Two Lawrence Livermore National Laboratory (LLNL) researchers who have worked for more than eight years to develop a tularemia vaccine are part of a three-institution team that has been funded to bring their candidate to readiness for use.
The two biomedical scientists, Nick Fischer and Amy Rasley, will collaborate with scientists from the University of New Mexico and the Tulane National Primate Research Center under a five-year, $7.5 million grant from the Defense Threat Reduction Agency (DTRA).
Using the candidate vaccine, the LLNL scientists have demonstrated the ability of a subunit vaccine, incorporating different antigens from the Francisella tularensis bacteria into a single particle, to protect against high doses of this bacteria when aerosolized. F. tularensis is the bacteria that causes the disease tularemia, more commonly known as rabbit fever.
“This demonstration is only a first step, but it is a critical advance that researchers have been trying to achieve for more than three decades,” Rasley said.

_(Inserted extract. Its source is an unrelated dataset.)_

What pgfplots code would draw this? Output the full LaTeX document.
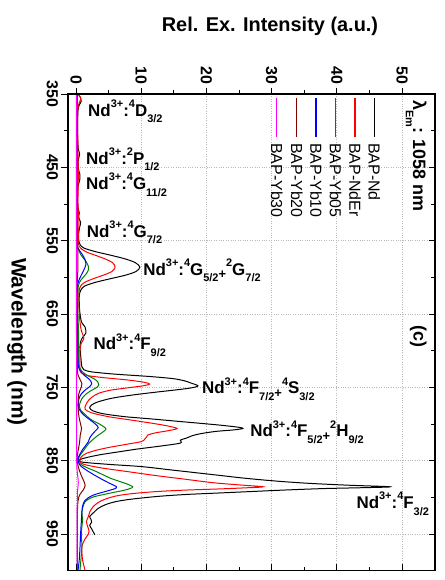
\documentclass[border=0pt]{standalone}
\usepackage{pgfplots}
\pgfplotsset{compat=1.18}
\usepackage{pgfplotstable}
\usepackage{fontspec}
\setmainfont{Liberation Sans}

\definecolor{cNd}{RGB}{0,0,0}
\definecolor{cNdEr}{RGB}{255,0,0}
\definecolor{cYbA}{RGB}{0,128,0}
\definecolor{cYbB}{RGB}{0,0,255}
\definecolor{cYbC}{RGB}{128,0,0}
\definecolor{cYbD}{RGB}{255,0,255}
\definecolor{gridgray}{RGB}{185,185,185}

% excitation spectra: wavelength (nm), relative intensity
\pgfplotstableread{
wl I
350 0.3
355 0.7
360 0.8
365 0.5
372 0.3
390 0.25
410 0.25
425 0.35
432 0.55
440 0.35
452 0.35
460 0.6
468 0.55
476 0.3
490 0.25
505 0.3
512 0.5
518 0.4
525 0.7
532 0.55
540 0.4
548 0.4
555 0.6
560 1.2
565 3.0
570 5.4
575 7.6
580 9.1
586 9.8
592 9.2
597 7.6
602 5.2
607 2.9
612 1.3
618 0.7
625 0.5
635 0.5
645 0.55
655 0.7
662 0.9
668 1.4
676 1.5
682 1.0
688 0.7
695 0.6
705 0.7
715 0.8
722 0.9
726 1.2
729 2.5
732 6
735 11
738 14.8
741 16.6
744 17.6
748 18.7
751 17.5
754 14.8
757 11.8
761 8.2
765 5.4
770 3.3
774 2.4
778 2.1
782 2.6
786 4.2
790 7.5
793 11.5
797 16.5
801 21.5
804 24.6
806 25.6
808 24.2
810 21.5
813 19.2
816 17.8
819 17.0
822 16.0
826 16.0
830 13.0
834 9.5
838 6.5
842 3.6
846 1.5
849 0.5
852 1.0
855 5
858 10
862 14
866 18
870 22
874 26
878 31
881 36
883.5 42
885.6 48.2
886.8 44
888 38
890 32
892 27
894 22
896 17
898 13.5
900 11
903 8
906 6
910 4.5
915 3.4
920 2.8
926 2.1
930 2.3
934 2.4
938 2.1
943 2.4
948 2.7
951 2.9
}\tblNd

\pgfplotstableread{
wl I
350 0.3
355 0.7
360 0.6
368 0.3
390 0.25
430 0.3
460 0.35
500 0.3
525 0.45
545 0.35
558 0.5
565 1.5
570 3.0
575 4.5
580 5.6
586 6.0
592 5.5
597 4.2
602 2.6
607 1.3
612 0.7
620 0.45
640 0.45
660 0.6
672 0.8
683 1.2
690 0.8
700 0.6
715 0.6
725 0.6
730 0.8
734 1.8
737 4.5
740 8.0
743 10.4
745.5 11.3
748 10.2
751 7.6
754 5.2
758 3.5
763 2.5
768 1.9
774 1.5
780 1.4
785 2.5
790 5
794 8
798 11
802 13.7
806 15.5
809 14.2
812 12.2
815 11.0
818 10.8
821 10.5
824 10.0
828 7.5
832 5.0
836 3.0
840 1.6
844 0.9
848 0.6
851 0.6
855 1.2
860 4
865 8
870 12
875 16.5
880 21
883 25
885.6 28.7
887 26
888.5 22
890 17
892 12.5
895 8.5
898 6.2
902 4.6
907 3.4
913 2.6
920 2.1
926 1.9
933 1.6
940 1.8
946 2.0
950 1.9
958 1.3
967 0.9
975 0.9
985 1.0
993 1.2
1000 1.4
}\tblNdEr

\pgfplotstableread{
wl I
350 0.2
400 0.2
450 0.2
500 0.2
550 0.25
560 0.3
570 0.8
578 1.5
585 1.9
590 1.9
596 1.5
603 0.8
610 0.4
620 0.3
650 0.3
680 0.4
700 0.35
715 0.4
722 0.5
728 0.9
733 1.6
738 2.7
742 3.3
746 3.5
750 3.2
754 2.4
758 1.7
763 1.1
769 0.7
776 0.5
781 0.7
787 1.4
794 2.3
800 3.6
804 4.3
807 4.6
811 4.1
816 3.3
821 2.6
826 2.0
832 1.5
838 1.0
843 0.6
848 0.35
852 0.4
856 0.9
860 1.8
864 2.9
869 4.1
874 5.3
878 6.6
882 7.9
885.5 8.7
888 8.3
890.5 7.3
893 5.9
896 4.3
899 2.8
902 2.0
906 1.4
912 1.1
920 0.9
930 1.0
940 0.9
950 0.8
965 0.9
980 0.8
1000 0.6
}\tblYbA

\pgfplotstableread{
wl I
350 0.1
450 0.1
550 0.15
560 0.3
568 0.9
576 1.4
583 1.5
590 1.2
597 0.8
605 0.4
615 0.2
650 0.2
700 0.25
720 0.35
727 0.6
733 1.2
738 1.9
742 2.3
745 2.4
749 2.1
753 1.5
758 0.9
764 0.5
772 0.35
778 0.4
784 0.8
790 1.5
796 2.4
801 3.1
805 3.4
809 3.0
814 2.5
819 2.1
824 1.9
829 1.5
835 1.0
841 0.6
847 0.3
852 0.35
857 0.7
863 1.6
869 2.7
875 3.9
881 5.2
885.5 6.2
888 6.0
890 5.3
892.5 4.3
895 3.3
897.5 2.5
901 1.8
905 1.3
912 1.0
920 0.9
935 0.8
950 0.7
970 0.6
985 0.5
1000 0.3
}\tblYbB

\pgfplotstableread{
wl I
350 0.15
500 0.15
580 0.3
620 0.15
720 0.2
735 0.4
745 0.9
752 0.7
760 0.4
775 0.3
790 0.45
800 0.7
806 0.85
815 0.65
825 0.55
835 0.35
848 0.15
860 0.4
870 0.8
878 1.2
884 1.4
890 1.1
896 0.6
905 0.3
930 0.2
1000 0.2
}\tblYbC

\pgfplotstableread{
wl I
350 0.05
600 0.05
750 0.1
850 0.1
880 0.35
900 0.2
1000 0.15
}\tblYbD

\pgfplotsset{
  frame/.style={
    scale only axis, width=367bp, height=476.7bp,
    xmin=-1.23, xmax=55.06, ymin=350, ymax=1000,
    y dir=reverse,
    axis line style={line width=1.1pt},
    xtick={0,10,...,50}, minor x tick num=1,
    ytick={350,450,...,950}, minor y tick num=1,
    major tick length=6.5bp, minor tick length=4bp,
    every tick/.style={black, line width=0.9pt},
  },
}

\newcommand{\ticklabelfont}{\bfseries\fontsize{16}{19}\selectfont}
\newcommand{\annofont}{\bfseries\fontsize{17}{20}\selectfont}
\newcommand{\legfont}{\fontsize{16}{19}\selectfont}
% term symbols: raised and lowered small indices
\newcommand{\up}[1]{\raisebox{0.5em}{\fontsize{11}{11}\selectfont #1}}
\newcommand{\dn}[1]{\raisebox{-0.4em}{\fontsize{11}{11}\selectfont #1}}
\newcommand{\pl}{\raisebox{-0.22em}{\fontsize{13}{13}\selectfont +}}

\begin{document}
\begin{tikzpicture}
\begin{axis}[
  frame, name=main,
  clip=false,
  tick align=outside,
  xtick pos=upper, xticklabel pos=upper,
  ytick pos=left,
  grid=major,
  major grid style={dotted, gridgray, line width=0.7pt},
  /pgf/number format/assume math mode=true,
  xticklabel style={rotate=-90, anchor=east, font=\ticklabelfont},
  yticklabel style={rotate=-90, anchor=north, font=\ticklabelfont},
]
\addplot[cNd, line width=1pt, smooth, tension=0.5] table[x=I, y=wl] {\tblNd};
\addplot[cNdEr, line width=1pt, smooth, tension=0.5] table[x=I, y=wl] {\tblNdEr};
\addplot[cYbA, line width=1pt, smooth, tension=0.5] table[x=I, y=wl] {\tblYbA};
\addplot[cYbB, line width=1pt, smooth, tension=0.5] table[x=I, y=wl] {\tblYbB};
\addplot[cYbC, line width=1pt, smooth, tension=0.5] table[x=I, y=wl] {\tblYbC};
\addplot[cYbD, line width=1pt, smooth, tension=0.5] table[x=I, y=wl] {\tblYbD};

% axis titles
\node[font=\bfseries\fontsize{20}{24}\selectfont] at (axis cs:29.75,257.3) {Rel. Ex. Intensity (a.u.)};
\node[font=\bfseries\fontsize{21}{24}\selectfont, rotate=-90] at (axis cs:-9.05,688) {Wavelength (nm)};

% transition labels
\node[font=\annofont, anchor=base west, inner sep=0pt] at (axis cs:1.84,380) {Nd\up{3+}:\up{4}D\dn{3/2}};
\node[font=\annofont, anchor=base west, inner sep=0pt] at (axis cs:1.53,445.5) {Nd\up{3+}:\up{2}P\dn{1/2}};
\node[font=\annofont, anchor=base west, inner sep=0pt] at (axis cs:1.53,480) {Nd\up{3+}:\up{4}G\dn{11/2}};
\node[font=\annofont, anchor=base west, inner sep=0pt] at (axis cs:1.64,545) {Nd\up{3+}:\up{4}G\dn{7/2}};
\node[font=\annofont, anchor=base west, inner sep=0pt] at (axis cs:10.3,597) {Nd\up{3+}:\up{4}G\dn{5/2}\pl\up{2}G\dn{7/2}};
\node[font=\annofont, anchor=base west, inner sep=0pt] at (axis cs:2.66,699) {Nd\up{3+}:\up{4}F\dn{9/2}};
\node[font=\annofont, anchor=base west, inner sep=0pt] at (axis cs:19.3,758.5) {Nd\up{3+}:\up{4}F\dn{7/2}\pl\up{4}S\dn{3/2}};
\node[font=\annofont, anchor=base west, inner sep=0pt] at (axis cs:26.7,817.5) {Nd\up{3+}:\up{4}F\dn{5/2}\pl\up{2}H\dn{9/2}};
\node[font=\annofont, anchor=base west, inner sep=0pt] at (axis cs:43.0,915) {Nd\up{3+}:\up{4}F\dn{3/2}};

% emission wavelength and panel tag
\node[font=\bfseries\fontsize{18}{21}\selectfont, rotate=-90, anchor=base west, inner sep=0pt] at (axis cs:51.7,358) {λ\dn{Em}: 1058 nm};
\node[font=\bfseries\fontsize{18}{21}\selectfont, rotate=-90, anchor=base west, inner sep=0pt] at (axis cs:51.8,665) {(c)};

% legend
\draw[cNd, line width=1.2pt] (axis cs:45.75,355.5) -- (axis cs:45.75,408.6);
\node[font=\legfont, rotate=-90, anchor=west, inner sep=0pt] at (axis cs:45.75,416.8) {BAP-Nd};
\draw[cNdEr, line width=1.2pt] (axis cs:42.8,355.5) -- (axis cs:42.8,408.6);
\node[font=\legfont, rotate=-90, anchor=west, inner sep=0pt] at (axis cs:42.8,416.8) {BAP-NdEr};
\draw[cYbA, line width=1.2pt] (axis cs:39.8,355.5) -- (axis cs:39.8,408.6);
\node[font=\legfont, rotate=-90, anchor=west, inner sep=0pt] at (axis cs:39.8,416.8) {BAP-Yb05};
\draw[cYbB, line width=1.2pt] (axis cs:36.8,355.5) -- (axis cs:36.8,408.6);
\node[font=\legfont, rotate=-90, anchor=west, inner sep=0pt] at (axis cs:36.8,416.8) {BAP-Yb10};
\draw[cYbC, line width=1.2pt] (axis cs:33.85,355.5) -- (axis cs:33.85,408.6);
\node[font=\legfont, rotate=-90, anchor=west, inner sep=0pt] at (axis cs:33.85,416.8) {BAP-Yb20};
\draw[cYbD, line width=1.2pt] (axis cs:30.8,355.5) -- (axis cs:30.8,408.6);
\node[font=\legfont, rotate=-90, anchor=west, inner sep=0pt] at (axis cs:30.8,416.8) {BAP-Yb30};
\end{axis}

\begin{axis}[
  frame,
  tick align=inside,
  xtick pos=lower, ytick pos=right,
  xticklabels={}, yticklabels={},
]
\end{axis}

\pgfresetboundingbox
\path[use as bounding box] ([xshift=-68bp,yshift=-9.3bp]main.south west) rectangle ([xshift=10bp,yshift=94bp]main.north east);
\end{tikzpicture}
\end{document}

“We had confidence that we could develop a tularemia vaccine that would work,” said Nick Fischer, “but it took eight years of hard work and multiple failures to get us where we are today.”
Kris Kulp, the acting leader for the Lab’s Biosciences and Biotechnology Division, said LLNL is “tremendously proud and excited” to be part of the effort to develop a vaccine that could protect soldiers and civilians from tularemia, a high-priority pathogen.
“This project leverages expertise our scientists have worked hard to perfect and highlights our ability to contribute to the Lab’s national security mission. The collaborations formed with our university partners are key to producing and testing this novel vaccine. We anticipate this project will significantly enhance our nation’s ability to protect our soldiers,” Kulp said.
The three-institution project will be led by Terry Wu, a tularemia expert, and by the University of New Mexico Health Sciences Center (UNM HSC).
“This project is the culmination of almost 20 years of research funded by DTRA and the National Institute of Allergy and Infectious Disease since the terrorist attack in 2001,” Wu said. “UNM HSC researchers will work closely with collaborators at LLNL and Tulane University on pre-clinical studies required to advance the vaccine toward clinical use.”
The scientists will build on a nanotechnology – called nanolipoprotein particles (NLPs) – that was developed at LLNL for delivering vaccines and drugs inside the human body.
NLPs are water-soluble molecules that are 6 to 30 billionths of a meter in size and resemble HDL particles, which are associated with playing a role in regulating the human body’s good cholesterol. LLNL scientists have worked on this nanotechnology, also known as nanodisc, since 2005.
Using the NLPs as a delivery platform, the F. tularensis antigens can be co-delivered with an adjuvant molecule, which stimulates the immune response against the antigens. LLNL, in partnership with UNM, has identified the correct combination of antigen and adjuvant.
When co-localized on the NLP and delivered as a vaccine, the formulation was able to protect against aerosolized tularemia at levels well beyond what was expected from a subunit vaccine, Fischer said.
There have been a number of successful efforts to develop tularemia vaccines using live, attenuated strains of F. tularensis, but there are often risks associated with using such strains of a bacteria, Rasley said.
“The profile for subunit vaccines is significantly safer than for using live, attenuated strains,” Rasley said. “But the tradeoff for that safety is often a less effective vaccine. Our focus has been to enhance the efficacy of the subunit vaccine by inducing a protective immune response. This is where the NLP platform was instrumental in the development of our subunit vaccine because it serves as a delivery tool for the antigens.”
Lab researchers see the NLPs platform as a flexible tool that can broadly be applied to developing vaccines for different pathogens.
In October, LLNL announced that the National Institutes of Health had established a cooperative research center at Livermore under a five-year, $10.1 million grant to develop vaccines for chlamydia. The center includes researchers from two University of California campuses – Irvine and Davis.
Under the five-year DTRA grant to develop a tularemia vaccine, LLNL researchers are expected to receive $3.6 million to conduct their work.
The goals of the DTRA project are to validate the preliminary data, test the vaccine’s ability to protect in more rigorous models and optimize the production and scale-up of the vaccine formulation.
F. tularensis is classified as a class A high-priority pathogen and select agent by the Centers for Disease Control and Prevention. It is considered a potential biothreat agent based on its extremely low infectious dose.Disease manifestations vary depending on the route of exposure. It is an infectious disease that can cause fever, skin ulcers, enlarged lymph nodes, pneumonia and throat infection with inhalational disease (pulmonary tularemia) being most severe.
In addition to Fischer and Rasley, other LLNL biomedical scientists who are part of the team working to develop a tularemia vaccine are Sean Gilmore and Sandra Peters.